Beginning in May 1994, within the framework of the Oslo accords and in an effort to establish Palestinian political autonomy and eventually statehood, PA/PLO leader Yasser Arafat created no fewer than 12 competing and overlapping security services in Gaza and the West Bank. By and large they were corrupt and inefficient; at various times and to various degrees, but especially after October 2000, they engaged in or collaborated with terrorism against Israel. Some of them were also linked in a variety of cooperative relationships with the Israeli security establishment. But they were not accused of "collaborating" except in those few instances, such as in the spring of 1996, when they actively confronted Hamas, particularly in the Gaza Strip. On the other hand, their overall behavior was one of the main factors that led to the current sorry state of the Palestinian state-building enterprise.

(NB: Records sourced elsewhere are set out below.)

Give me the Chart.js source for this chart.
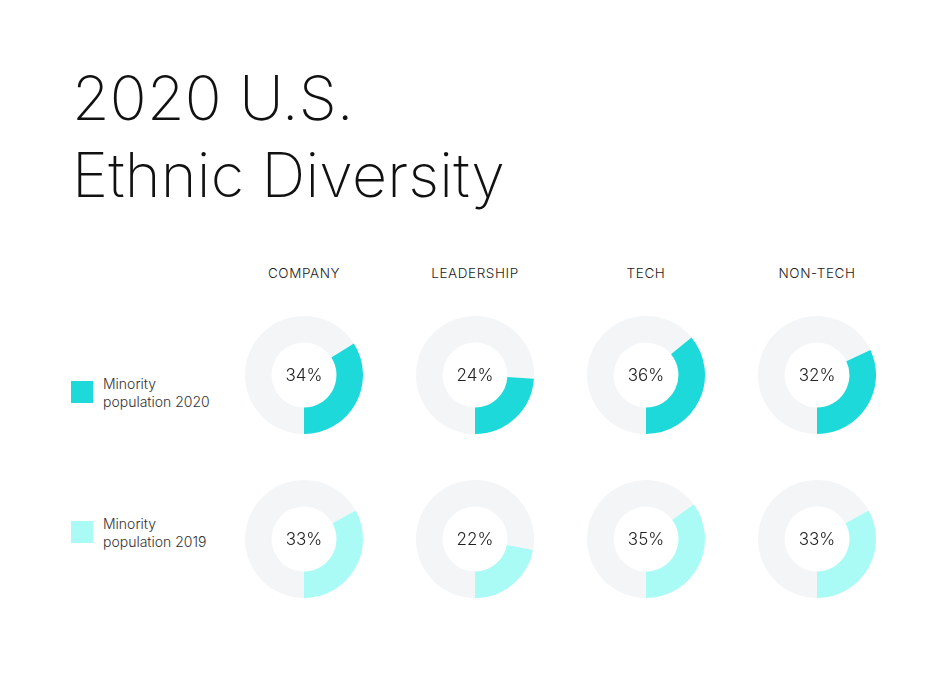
<!DOCTYPE html>
<html lang="en">
<head>
  <meta charset="UTF-8">
  <title>2020 U.S. Ethnic Diversity</title>
  <script src="https://cdn.jsdelivr.net/npm/chart.js"></script>
  <style>
    body { margin: 0; background: #fff; font-family: 'Inter', sans-serif; color: #111; }
    #page { position: relative; width: 949px; height: 675px; overflow: hidden; }
    h1 { position: absolute; left: 72px; top: 60px; margin: 0; font-weight: 250; font-size: 61px; line-height: 77px; letter-spacing: 0.2px; }
    .head { position: absolute; top: 265px; width: 170px; text-align: center; font-size: 13.5px; font-weight: 350; letter-spacing: 0.6px; color: #222; }
    .legend { position: absolute; left: 71px; font-size: 14px; font-weight: 350; line-height: 18px; color: #333; }
    .legend span.box { position: absolute; left: 0; top: 6px; width: 22px; height: 22px; }
    .legend div { margin-left: 32px; }
    .donut { position: absolute; width: 120px; height: 120px; }
  </style>
</head>
<body>
<div id="page">
  <h1>2020 U.S.<br>Ethnic Diversity</h1>
</div>
<script>
  const groups = ['COMPANY', 'LEADERSHIP', 'TECH', 'NON-TECH'];
  const minority2020 = [34, 24, 36, 32];
  const minority2019 = [33, 22, 35, 33];
  const rowYears = ['2020', '2019'];
  const rowColors = ['#1dd9d9', '#aafbf6'];
  const restColor = '#f3f5f7';

  const page = document.getElementById('page');
  const colX = [304, 475, 646, 817];
  const rowY = [375, 539];
  const legendTop = [375, 515];

  // headers
  groups.forEach((g, i) => {
    const d = document.createElement('div');
    d.className = 'head';
    d.style.left = (colX[i] - 85) + 'px';
    d.textContent = g;
    page.appendChild(d);
  });

  // legend
  rowYears.forEach((y, r) => {
    const l = document.createElement('div');
    l.className = 'legend';
    l.style.top = legendTop[r] + 'px';
    l.innerHTML = '<span class="box" style="background:' + rowColors[r] + '"></span><div>Minority<br>population ' + y + '</div>';
    page.appendChild(l);
  });

  const centerText = {
    id: 'centerText',
    afterDraw(chart) {
      const ctx = chart.ctx;
      const a = chart.getDatasetMeta(0).data[0];
      ctx.save();
      ctx.font = '300 17px Inter';
      ctx.fillStyle = '#222';
      ctx.textAlign = 'center';
      ctx.textBaseline = 'middle';
      ctx.fillText(chart.data.datasets[0].data[1] + '%', a.x, a.y + 1);
      ctx.restore();
    }
  };

  [minority2020, minority2019].forEach((series, r) => {
    series.forEach((v, i) => {
      const c = document.createElement('canvas');
      c.className = 'donut';
      c.style.left = (colX[i] - 60) + 'px';
      c.style.top = (rowY[r] - 60) + 'px';
      c.width = 120; c.height = 120;
      page.appendChild(c);
      new Chart(c, {
        type: 'doughnut',
        data: {
          labels: ['Other', groups[i]],
          datasets: [{
            data: [100 - v, v],
            backgroundColor: [restColor, rowColors[r]],
            borderWidth: 0
          }]
        },
        options: {
          responsive: false,
          animation: false,
          rotation: 180,
          cutout: '55%',
          layout: { padding: 1 },
          plugins: { legend: { display: false }, tooltip: { enabled: false } }
        },
        plugins: [centerText]
      });
    });
  });
</script>
</body>
</html>
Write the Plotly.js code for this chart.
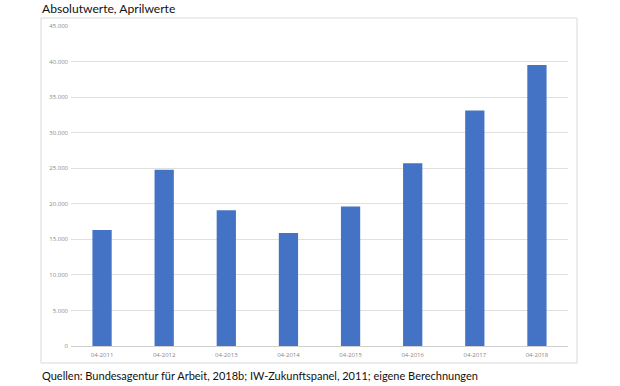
<!DOCTYPE html>
<html>
<head>
<meta charset="utf-8">
<script src="https://cdn.plot.ly/plotly-3.0.1.min.js"></script>
<style>html,body{margin:0;padding:0;background:#fff;}#chart{width:620px;height:386px;}</style>
</head>
<body>
<div id="chart"></div>
<script>
const categories = ["04-2011","04-2012","04-2013","04-2014","04-2015","04-2016","04-2017","04-2018"];
const values = [16300, 24800, 19100, 15900, 19600, 25700, 33100, 39500];
const tickVals = [0,5000,10000,15000,20000,25000,30000,35000,40000,45000];
const tickText = ["0","5.000","10.000","15.000","20.000","25.000","30.000","35.000","40.000","45.000"];
const titleText = "Absolutwerte, Aprilwerte";
const sourceText = "Quellen: Bundesagentur für Arbeit, 2018b; IW-Zukunftspanel, 2011; eigene Berechnungen";

const W = 620, H = 386;
const L = 71, R = 52, T = 26, B = 40;
const pw = W - L - R, ph = H - T - B;
const px = x => (x - L) / pw;
const py = y => (H - B - y) / ph;

Plotly.newPlot('chart', [{
  type: 'bar',
  x: categories,
  y: values,
  marker: {color: '#4472C4'},
  hoverinfo: 'x+y'
}], {
  width: W, height: H,
  margin: {l: L, r: R, t: T, b: B, pad: 0},
  paper_bgcolor: '#fff', plot_bgcolor: '#fff',
  bargap: 0.69,
  showlegend: false,
  font: {family: 'Open Sans, sans-serif'},
  xaxis: {
    type: 'category',
    tickfont: {size: 6, color: '#888'},
    showgrid: false, zeroline: false, showline: false,
    ticks: '', ticklen: 0, ticklabelstandoff: 4
  },
  yaxis: {
    range: [0, 45000],
    tickvals: tickVals, ticktext: tickText,
    tickfont: {size: 6, color: '#888'},
    gridcolor: '#e0e0e0', gridwidth: 1,
    zeroline: true, zerolinecolor: '#d0d0d0', zerolinewidth: 1,
    showline: false, ticks: '', ticklen: 0, ticklabelstandoff: 2
  },
  shapes: [{
    type: 'rect', xref: 'paper', yref: 'paper',
    x0: px(41), x1: px(577), y0: py(363), y1: py(18),
    line: {color: '#d9d9d9', width: 1}, fillcolor: 'rgba(0,0,0,0)', layer: 'below'
  }],
  annotations: [
    {text: titleText, xref: 'paper', yref: 'paper', x: px(40), y: py(8), xanchor: 'left', yanchor: 'middle',
     showarrow: false, font: {size: 12.1, color: '#111', family: 'Lato, sans-serif'}},
    {text: sourceText, xref: 'paper', yref: 'paper', x: px(40), y: py(375), xanchor: 'left', yanchor: 'middle',
     showarrow: false, font: {size: 11, color: '#111', family: 'Lato, sans-serif'}}
  ]
}, {displayModeBar: false, staticPlot: true});
</script>
</body>
</html>
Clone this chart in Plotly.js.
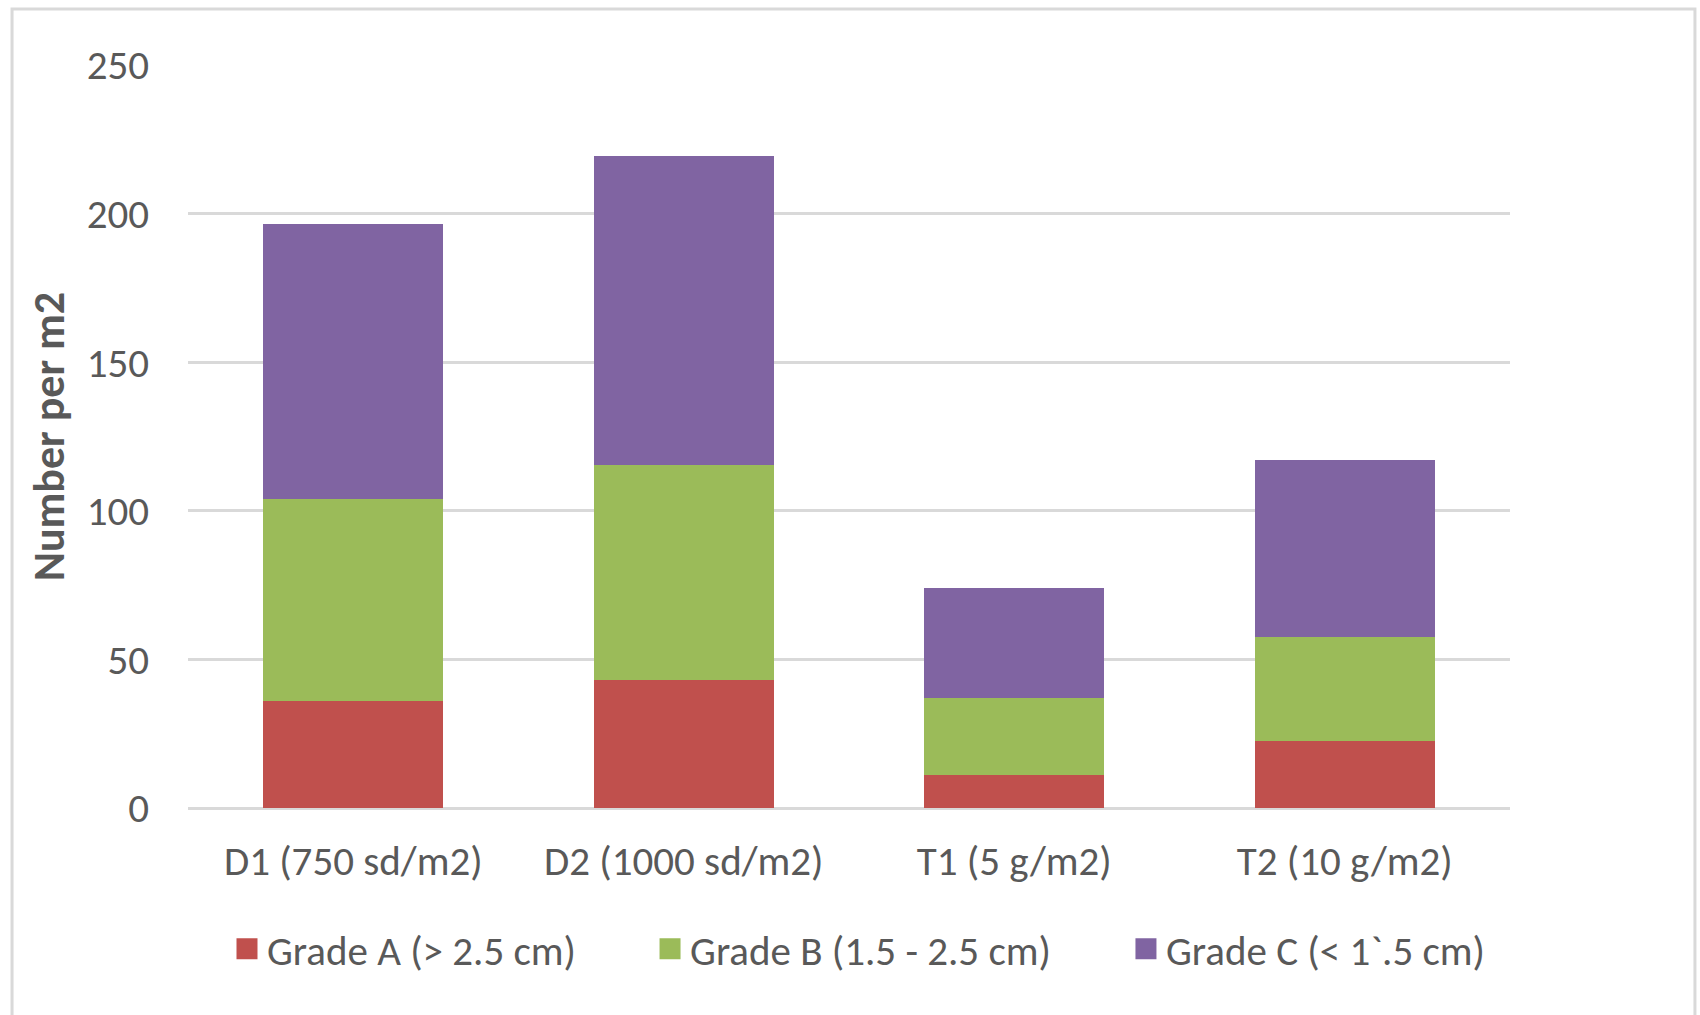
<!DOCTYPE html>
<html>
<head>
<meta charset="utf-8">
<script src="https://cdn.plot.ly/plotly-3.0.1.min.js"></script>
<style>
  html, body { margin: 0; padding: 0; background: #ffffff; }
  #chart { width: 1700px; height: 1015px; }
</style>
</head>
<body>
<div id="chart"></div>
<script>
// Treatments (sowing density / seed rate)
const treatments = ["D1 (750 sd/m2)", "D2 (1000 sd/m2)", "T1 (5 g/m2)", "T2 (10 g/m2)"];

// Grade names
const gradeNames = ["Grade A (> 2.5 cm)", "Grade B (1.5 - 2.5 cm)", "Grade C (< 1`.5 cm)"];

// Number per m2 for each grade, stacked
const gradeA = [36, 43, 11, 22.5];
const gradeB = [68, 72.5, 26, 35];
const gradeC = [92.5, 104, 37, 59.5];

// Y axis ticks
const yTicks = [0, 50, 100, 150, 200, 250];

const FONT = "Carlito, Calibri, Lato, 'Open Sans', sans-serif";
const TEXT = "#595959";
const GRID = "#d9d9d9";
const colors = ["#c0504d", "#9bbb59", "#8064a2"];
const series = [gradeA, gradeB, gradeC];
const legendKeys = ["legend", "legend2", "legend3"];

const traces = series.map((vals, i) => ({
  type: "bar",
  name: gradeNames[i],
  x: treatments,
  y: vals,
  marker: { color: colors[i] },
  legend: legendKeys[i],
  showlegend: true,
  hoverinfo: "x+y+name"
}));

// one single-entry legend per grade, laid out in a row under the axis
function legendAt(xPos) {
  return {
    visible: true,
    orientation: "h",
    x: xPos,
    xanchor: "left",
    y: -0.19,
    yanchor: "middle",
    borderwidth: 0,
    font: { family: FONT, size: 41, color: TEXT },
    bgcolor: "rgba(0,0,0,0)"
  };
}

const layout = {
  width: 1700,
  height: 1015,
  margin: { l: 188, r: 190, t: 65, b: 207 },
  paper_bgcolor: "#ffffff",
  plot_bgcolor: "#ffffff",
  barmode: "stack",
  bargap: 0.455,
  showlegend: true,
  font: { family: FONT, color: TEXT, size: 41 },
  xaxis: {
    type: "category",
    showgrid: false,
    showline: false,
    zeroline: false,
    ticks: "",
    ticklabelstandoff: 25,
    tickfont: { family: FONT, size: 41, color: TEXT }
  },
  yaxis: {
    range: [0, 250],
    tickvals: yTicks,
    ticktext: yTicks.map(String),
    showgrid: true,
    gridcolor: GRID,
    gridwidth: 3,
    zeroline: true,
    zerolinecolor: GRID,
    zerolinewidth: 3,
    showline: false,
    ticks: "",
    ticklabelstandoff: 38,
    tickfont: { family: FONT, size: 41, color: TEXT },
    title: {
      text: "Number per m2",
      standoff: 8,
      font: { family: FONT, size: 44, color: TEXT, weight: 600 }
    }
  },
  legend: legendAt(0.0295),
  legend2: legendAt(0.3495),
  legend3: legendAt(0.7095),
  shapes: [
    {
      type: "rect",
      xref: "paper", yref: "paper",
      x0: -0.1331, x1: 1.1399,
      y0: -0.32, y1: 1.0754,
      line: { color: GRID, width: 3 },
      fillcolor: "rgba(0,0,0,0)",
      layer: "below"
    }
  ]
};

// larger square legend swatches (about 21px)
function growSwatches(gd) {
  gd.querySelectorAll(".legendpoints path").forEach(p => {
    p.setAttribute("d", "M10.5,10.5H-10.5V-10.5H10.5Z");
  });
}

Plotly.newPlot("chart", traces, layout, { displayModeBar: false, responsive: false })
  .then(gd => {
    growSwatches(gd);
    gd.on("plotly_afterplot", () => growSwatches(gd));
  });
</script>
</body>
</html>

Now, after years of violent intifada, Arafat’s death and replacement by Mahmoud Abbas, the Hamas takeover of the Strip and the IDF’s return to area "A" Palestinian cities in the West Bank, an attempt is being made to reconstitute the decimated and demoralized Fateh-linked security forces there. In view of everything that has happened, there is far more external involvement and control in this effort, particularly American and Israeli, than 13 years ago. Indeed, if we accept the conventional wisdom that the Abbas/Salam Fayyad government in the West Bank could not continue to exist and function without tacit Israeli security support, then any effort on the part of that regime to deploy security forces, beginning with the 400 policemen recently dispatched to Nablus, cannot but appear to reflect elements of a patron-client relationship with Israel and, accordingly, remind us of the pre-2000 era in southern Lebanon and the relationship between the IDF and the SLA.

From an objective standpoint, there may be no alternative. Certainly, in the short term a patron-client relationship between the IDF and the nascent Palestinian security forces in the West Bank is preferable to the adversarial relationship that characterized the years of the al-Aqsa intifada after 2000. Nevertheless, it is a dangerous relationship because it portrays the Abbas/Salam government as a lackey of Israel, and this can only work to the detriment of a nascent Israeli-Palestinian peace process that in any event enjoys slim chances of success.

Obviously, the SLA in its day was a very different creature than today’s Palestinian security forces, which are part of a political state-building enterprise that enjoys broad international support. Still, the last thing we and the Palestinians need right now is a Hamas campaign to portray the PLO/PA as the reincarnation of the SLA. Hence Israel in particular should make every effort to enable the renewed Palestinian security establishment to operate as independently as possible.

The former SLA commander, Major General Antoine Lahd, now runs a restaurant in Tel Aviv. Any comparison to Abbas and Salam is, to say the least, not flattering.